## TASK BRIEF
Reproduce exactly, with no pictures, each line from the opening of the material down through the line containing "from matplotlib.ticker import".

──────── MATERIAL

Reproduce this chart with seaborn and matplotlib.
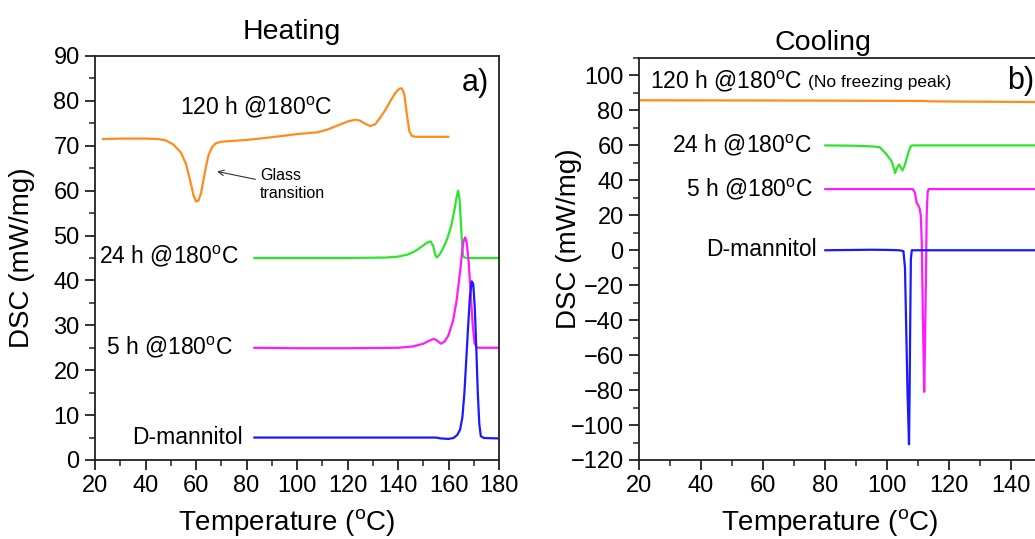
import numpy as np
import pandas as pd
import matplotlib
matplotlib.use('Agg')
import matplotlib.pyplot as plt
import seaborn as sns
from matplotlib.ticker import MultipleLocator, FuncFormatter

# ---------------- data ----------------
# Heating panel
heat_120h_T = [23, 30, 40, 45, 48, 51, 54, 56, 58, 59, 60, 61, 62, 63, 64, 65, 66.5, 68, 70,
               80, 90, 100, 108, 112, 116, 120, 123, 125, 127, 129, 131, 133, 135, 137, 139,
               140.5, 141.5, 142.5, 143.5, 144.5, 145.5, 147, 160]
heat_120h_dsc = [71.5, 71.6, 71.6, 71.5, 71.2, 70.3, 68.5, 66.0, 61.5, 59.0, 57.6, 57.8, 59.5,
                 62.5, 65.5, 68.0, 69.8, 70.6, 70.9, 71.3, 71.9, 72.6, 73.0, 73.6, 74.5, 75.4,
                 75.8, 75.6, 74.9, 74.4, 74.8, 76.3, 78.0, 80.0, 81.8, 82.7, 82.8, 81.5, 77.0,
                 73.2, 72.2, 72.0, 72.0]

heat_24h_T = [83, 100, 120, 135, 140, 144, 147, 149.5, 151.5, 152.9, 154.0, 154.8, 155.4,
              156.5, 158, 159.5, 161, 162.3, 163.2, 163.8, 164.4, 165.0, 165.5, 165.9, 167, 180]
heat_24h_dsc = [45.0, 45.0, 45.0, 45.1, 45.3, 45.8, 46.6, 47.6, 48.4, 48.7, 47.6, 45.6, 45.1,
                45.8, 47.3, 49.3, 52.0, 55.5, 58.5, 60.0, 58.0, 52.0, 47.0, 45.2, 45.0, 45.0]

heat_5h_T = [83, 100, 120, 140, 146, 150, 152.5, 154.2, 155.5, 157, 158.5, 160, 161.8, 163.2,
             164.6, 165.4, 166.0, 166.6, 167.2, 168.0, 168.8, 169.6, 170.3, 171.2, 172, 180]
heat_5h_dsc = [25.0, 24.9, 24.9, 25.0, 25.3, 25.9, 26.6, 27.0, 26.6, 25.9, 26.4, 27.8, 31.0,
               35.5, 42.0, 46.5, 48.8, 49.6, 48.5, 44.0, 37.0, 30.0, 26.0, 25.1, 25.0, 25.0]

heat_man_T = [83, 100, 120, 140, 155, 157, 160, 162, 163.5, 164.6, 165.5, 166.3, 167.0, 167.8,
              168.5, 169.2, 169.8, 170.4, 171.0, 171.6, 172.2, 172.8, 174, 180]
heat_man_dsc = [5.0, 5.0, 5.0, 5.0, 5.0, 4.8, 4.7, 4.9, 5.6, 6.8, 9.5, 15.0, 22.0, 30.0, 36.5,
                39.8, 39.2, 34.0, 25.0, 15.0, 8.0, 5.3, 4.9, 4.8]

# Cooling panel
cool_120h_T = [20, 60, 100, 112, 114, 140, 160]
cool_120h_dsc = [85.8, 85.7, 85.5, 85.4, 85.2, 84.9, 84.7]

cool_24h_T = [80, 90, 95.5, 97.7, 99.9, 101.5, 102.3, 102.6, 103.2, 103.9, 104.5, 105.0, 105.7,
              106.4, 107.0, 107.6, 108.2, 120, 160]
cool_24h_dsc = [60.0, 59.8, 59.4, 58.9, 54.8, 50.8, 46.5, 44.2, 47.0, 49.0, 47.2, 45.7, 48.5,
                52.8, 56.5, 59.4, 60.0, 60.0, 60.0]

cool_5h_T = [80, 100, 108.3, 109.0, 109.6, 110.0, 110.5, 110.9, 111.2, 111.6, 112.0, 112.3,
             112.6, 112.8, 113.1, 113.4, 160]
cool_5h_dsc = [35.0, 35.0, 35.0, 33.0, 27.0, 26.0, 24.0, 20.0, 5.0, -40.0, -81.0, -50.0, -10.0,
               20.0, 33.0, 35.0, 35.0]

cool_man_T = [80, 95, 100, 104, 105.3, 105.8, 106.2, 106.6, 107.1, 107.3, 107.5, 107.7, 108.0,
              120, 160]
cool_man_dsc = [0.0, 0.3, 0.2, 0.0, -0.5, -10.0, -45.0, -80.0, -111.0, -80.0, -40.0, -5.0, 0.0,
                0.0, 0.0]

samples = ['120 h', '24 h', '5 h', 'D-mannitol']
palette = {'120 h': '#FF8C1A', '24 h': '#2CE62C', '5 h': '#FF1AFF', 'D-mannitol': '#1A1AFF'}

heat_series = {'120 h': (heat_120h_T, heat_120h_dsc), '24 h': (heat_24h_T, heat_24h_dsc),
               '5 h': (heat_5h_T, heat_5h_dsc), 'D-mannitol': (heat_man_T, heat_man_dsc)}
cool_series = {'120 h': (cool_120h_T, cool_120h_dsc), '24 h': (cool_24h_T, cool_24h_dsc),
               '5 h': (cool_5h_T, cool_5h_dsc), 'D-mannitol': (cool_man_T, cool_man_dsc)}


def to_frame(series):
    parts = []
    for name, (t, d) in series.items():
        parts.append(pd.DataFrame({'T': t, 'DSC': d, 'sample': name}))
    return pd.concat(parts, ignore_index=True)


df_heat = to_frame(heat_series)
df_cool = to_frame(cool_series)

# ---------------- style ----------------
sns.set_style('ticks')
plt.rcParams['font.family'] = ['Liberation Sans', 'DejaVu Sans']
plt.rcParams['mathtext.fontset'] = 'custom'
plt.rcParams['mathtext.rm'] = 'Liberation Sans'
plt.rcParams['mathtext.it'] = 'Liberation Sans:italic'
plt.rcParams['axes.linewidth'] = 1.3
plt.rcParams['axes.edgecolor'] = '#222222'
plt.rcParams['text.color'] = 'black'
plt.rcParams['axes.labelcolor'] = 'black'
plt.rcParams['xtick.color'] = 'black'
plt.rcParams['ytick.color'] = 'black'

DEG = r'$^\mathregular{o}$C'

fig = plt.figure(figsize=(10.35, 5.39), dpi=100)
fig.patch.set_facecolor('white')
ax1 = fig.add_axes([95 / 1035, 79 / 539, 404 / 1035, 404 / 539])
ax2 = fig.add_axes([639 / 1035, 79 / 539, 434 / 1035, 402 / 539])

for ax, df in ((ax1, df_heat), (ax2, df_cool)):
    sns.lineplot(data=df, x='T', y='DSC', hue='sample', hue_order=samples, palette=palette,
                 units='sample', estimator=None, sort=False, legend=False, lw=1.6, ax=ax)
    ax.set_xlim(20, 160 if ax is ax2 else 180)
    ax.xaxis.set_major_locator(MultipleLocator(20))
    ax.xaxis.set_minor_locator(MultipleLocator(10))
    ax.tick_params(which='major', direction='out', length=7, width=1.3, labelsize=17,
                   colors='#222222', labelcolor='black', pad=4)
    ax.tick_params(which='minor', direction='out', length=4, width=1.1, colors='#222222')
    ax.tick_params(top=False, right=False, which='both')
    for s in ax.spines.values():
        s.set_visible(True)
    ax.set_xlabel('Temperature (' + DEG + ')', fontsize=20)
    ax.set_ylabel('DSC (mW/mg)', fontsize=20)

# the 160 label of the cooling panel lies outside the visible picture
ax2.xaxis.set_major_formatter(FuncFormatter(lambda v, p: '' if v > 150 else f'{v:.0f}'))

# Heating axes
ax1.set_ylim(0, 90)
ax1.yaxis.set_major_locator(MultipleLocator(10))
ax1.yaxis.set_minor_locator(MultipleLocator(5))
ax1.yaxis.set_label_coords(-0.149, 0.5)
ax1.xaxis.set_label_coords(0.475, -0.117)
ax1.set_title('Heating', fontsize=20.5, x=0.488, pad=12)

ax1.text(53.7, 78.6, '120 h @180' + DEG, fontsize=16.5, ha='left', va='center')
ax1.text(77.0, 45.3, '24 h @180' + DEG, fontsize=16.5, ha='right', va='center')
ax1.text(74.8, 25.0, '5 h @180' + DEG, fontsize=16.5, ha='right', va='center')
ax1.text(78.6, 5.1, 'D-mannitol', fontsize=16.5, ha='right', va='center')
ax1.text(176.0, 84.0, 'a)', fontsize=22, ha='right', va='center')
ax1.text(85.3, 61.4, 'Glass\ntransition', fontsize=11.5, ha='left', va='center', linespacing=1.3)
ax1.annotate('', xy=(67.3, 64.4), xytext=(84.6, 62.4),
             arrowprops=dict(arrowstyle='->', lw=0.8, color='#333333'))

# Cooling axes
ax2.set_ylim(-120, 110)
ax2.yaxis.set_major_locator(MultipleLocator(20))
ax2.yaxis.set_minor_locator(MultipleLocator(10))
ax2.yaxis.set_label_coords(-0.131, 0.55)
ax2.xaxis.set_label_coords(0.44, -0.117)
ax2.set_title('Cooling', fontsize=20.5, x=0.424, pad=6)

ax2.text(23.5, 96.6, '120 h @180' + DEG, fontsize=16.5, ha='left', va='center')
ax2.text(74.5, 96.0, '(No freezing peak)', fontsize=12.5, ha='left', va='center')
ax2.text(75.8, 60.0, '24 h @180' + DEG, fontsize=16.5, ha='right', va='center')
ax2.text(76.0, 35.0, '5 h @180' + DEG, fontsize=16.5, ha='right', va='center')
ax2.text(77.4, 0.5, 'D-mannitol', fontsize=16.5, ha='right', va='center')
ax2.text(138.7, 96.6, 'b)', fontsize=22, ha='left', va='center')

fig.savefig('out.png', dpi=100)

────────────────

## SOLUTION
Reproduce this chart with seaborn and matplotlib.
import numpy as np
import pandas as pd
import matplotlib
matplotlib.use('Agg')
import matplotlib.pyplot as plt
import seaborn as sns
from matplotlib.ticker import MultipleLocator, FuncFormatter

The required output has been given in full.